Todavia, o autor lembra que até hoje não houve um reconhecimento oficial da União de que a Panair do Brasil foi vítima de perseguição do Estado, mesmo depois de revogar os decretos-leis 496 e 669 para possibilitar que a Varig pedisse concordata em 2005. Uma medida provisória, de 1996, previa o reparo aos danos causados a Panair, aos funcionários, a legalização da transferência dos bens ocupados pela União e até a possibilidade de concessão de novas linhas aéreas. Porém, o governo arquivou o texto na Advocacia Geral da União.

Ao conseguir responder às perguntas colocadas como objetivos, graças a um esmero trabalho de pesquisa, mesmo diante das muitas dificuldades existentes na busca de informações, pois se trata de fatos ocorridos há mais de quarenta anos e boa parte dos arquivos da Panair foi destruída intencionalmente, o autor mostra a importância de os fatos narrados tornarem-se cada vez mais públicos. Evitando-se, assim, com que pessoas responsáveis diretamente pelo fechamento da Panair continuem consideradas como grandes personalidades da aviação brasileira.

Além disso, Daniel Sasaki trás novos questionamentos e sugestões para outros estudos acerca do “Caso Panair”: “O que leva centenas de antigos empregados a continuar comemorando o aniversário da empregadora, 40 anos depois do fechamento? Quem explica o fenômeno ‘Família Panair’? E como explicar a sua trajetória na Justiça, que representa caso único também na história forense?”. (p.205).
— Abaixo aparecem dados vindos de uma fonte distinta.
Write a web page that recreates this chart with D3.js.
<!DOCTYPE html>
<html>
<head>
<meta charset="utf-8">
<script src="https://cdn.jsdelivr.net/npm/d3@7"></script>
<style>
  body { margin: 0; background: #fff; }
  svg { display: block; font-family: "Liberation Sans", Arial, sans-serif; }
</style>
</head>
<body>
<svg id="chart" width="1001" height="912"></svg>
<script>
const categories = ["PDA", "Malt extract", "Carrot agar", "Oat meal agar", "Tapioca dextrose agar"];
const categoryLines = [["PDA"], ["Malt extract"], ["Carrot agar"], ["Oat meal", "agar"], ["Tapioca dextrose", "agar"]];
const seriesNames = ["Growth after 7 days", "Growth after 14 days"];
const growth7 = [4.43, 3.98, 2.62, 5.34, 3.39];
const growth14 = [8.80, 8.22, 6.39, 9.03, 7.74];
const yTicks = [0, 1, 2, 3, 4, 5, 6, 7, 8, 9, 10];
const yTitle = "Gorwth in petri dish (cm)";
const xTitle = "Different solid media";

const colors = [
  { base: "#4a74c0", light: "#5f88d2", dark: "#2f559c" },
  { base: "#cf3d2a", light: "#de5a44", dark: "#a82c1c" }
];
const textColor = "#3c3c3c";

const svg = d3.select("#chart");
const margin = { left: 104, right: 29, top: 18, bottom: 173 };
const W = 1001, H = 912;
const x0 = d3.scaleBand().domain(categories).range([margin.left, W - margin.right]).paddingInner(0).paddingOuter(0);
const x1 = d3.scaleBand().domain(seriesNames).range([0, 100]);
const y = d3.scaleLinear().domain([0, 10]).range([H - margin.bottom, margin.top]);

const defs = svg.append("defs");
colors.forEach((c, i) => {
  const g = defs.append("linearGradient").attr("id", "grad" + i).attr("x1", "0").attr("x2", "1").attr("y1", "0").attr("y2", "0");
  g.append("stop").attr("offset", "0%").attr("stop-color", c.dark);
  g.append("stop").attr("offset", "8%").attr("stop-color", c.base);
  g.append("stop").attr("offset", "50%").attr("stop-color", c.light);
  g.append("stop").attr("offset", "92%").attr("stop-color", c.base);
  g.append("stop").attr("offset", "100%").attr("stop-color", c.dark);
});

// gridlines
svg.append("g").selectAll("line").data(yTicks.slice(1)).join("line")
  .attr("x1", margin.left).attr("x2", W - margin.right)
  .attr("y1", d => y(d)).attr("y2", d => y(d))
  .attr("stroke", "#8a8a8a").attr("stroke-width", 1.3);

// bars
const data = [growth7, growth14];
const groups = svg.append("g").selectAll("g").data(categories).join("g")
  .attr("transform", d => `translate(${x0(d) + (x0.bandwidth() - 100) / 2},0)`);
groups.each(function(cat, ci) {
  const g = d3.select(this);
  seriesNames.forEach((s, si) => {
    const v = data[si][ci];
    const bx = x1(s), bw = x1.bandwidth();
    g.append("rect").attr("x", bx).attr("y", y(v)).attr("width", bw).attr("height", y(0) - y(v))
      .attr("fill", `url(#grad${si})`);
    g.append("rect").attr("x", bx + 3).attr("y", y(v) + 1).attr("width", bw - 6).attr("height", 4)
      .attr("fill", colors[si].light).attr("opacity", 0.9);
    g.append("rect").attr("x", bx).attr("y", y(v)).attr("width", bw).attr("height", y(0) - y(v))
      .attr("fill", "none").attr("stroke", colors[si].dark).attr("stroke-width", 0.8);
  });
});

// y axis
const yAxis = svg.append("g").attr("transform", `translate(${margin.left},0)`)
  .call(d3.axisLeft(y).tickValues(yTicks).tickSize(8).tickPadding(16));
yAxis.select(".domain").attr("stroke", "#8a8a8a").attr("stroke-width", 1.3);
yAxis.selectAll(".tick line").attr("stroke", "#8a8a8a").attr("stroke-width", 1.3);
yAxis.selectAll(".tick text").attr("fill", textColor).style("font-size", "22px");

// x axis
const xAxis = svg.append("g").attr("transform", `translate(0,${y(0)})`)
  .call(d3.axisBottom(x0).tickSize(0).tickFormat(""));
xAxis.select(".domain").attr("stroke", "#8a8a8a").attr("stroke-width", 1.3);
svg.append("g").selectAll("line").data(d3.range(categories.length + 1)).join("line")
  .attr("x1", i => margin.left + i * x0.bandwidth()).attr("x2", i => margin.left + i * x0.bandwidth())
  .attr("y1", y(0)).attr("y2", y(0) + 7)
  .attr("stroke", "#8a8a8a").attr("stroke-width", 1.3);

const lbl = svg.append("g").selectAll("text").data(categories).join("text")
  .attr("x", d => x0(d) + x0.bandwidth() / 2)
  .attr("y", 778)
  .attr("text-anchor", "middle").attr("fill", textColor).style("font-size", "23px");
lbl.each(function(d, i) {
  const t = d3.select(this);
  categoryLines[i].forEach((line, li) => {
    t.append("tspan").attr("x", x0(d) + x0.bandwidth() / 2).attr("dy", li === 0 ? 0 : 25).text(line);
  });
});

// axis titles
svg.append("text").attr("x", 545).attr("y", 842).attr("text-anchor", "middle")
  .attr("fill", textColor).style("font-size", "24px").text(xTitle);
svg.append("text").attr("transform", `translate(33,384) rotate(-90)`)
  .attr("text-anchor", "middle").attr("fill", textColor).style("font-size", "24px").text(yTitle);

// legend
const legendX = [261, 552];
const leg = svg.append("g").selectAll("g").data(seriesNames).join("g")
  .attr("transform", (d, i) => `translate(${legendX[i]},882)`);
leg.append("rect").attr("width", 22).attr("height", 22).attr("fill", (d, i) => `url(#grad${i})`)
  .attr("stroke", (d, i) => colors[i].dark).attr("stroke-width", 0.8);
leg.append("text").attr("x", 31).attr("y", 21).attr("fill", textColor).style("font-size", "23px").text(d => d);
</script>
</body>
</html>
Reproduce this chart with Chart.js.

O autor narra em linguagem simples, praticamente coloquial, facilitando até mesmo um melhor entendimento das inúmeras situações jurídicas narradas, não exigindo um conhecimento específico da linguagem forense. Outro importante recurso utilizado por Daniel Sasaki é o uso de diálogo para reconstituir situações entre os personagens, isso evita cansar o leitor com trechos apenas descritivos. Ainda como preocupação de levar o leitor a retroceder àquele momento ímpar da história do país, existem 16 páginas com fotos, além dos anexos trazendo documentos importantes da época, deixando o leitor melhor informado sobre o “Caso Panair”.

Essa magnífica obra escrita pelo jovem jornalista deve ser leitura obrigatória não apenas aos amantes da aviação comercial, mas também a todo cidadão interessado em conhecer importantes e esquecidos episódios da história política recente do país. Trata-se do primeiro livro de Daniel Sasaki e recebeu o segundo lugar no Prêmio Expocom de Jornalismo.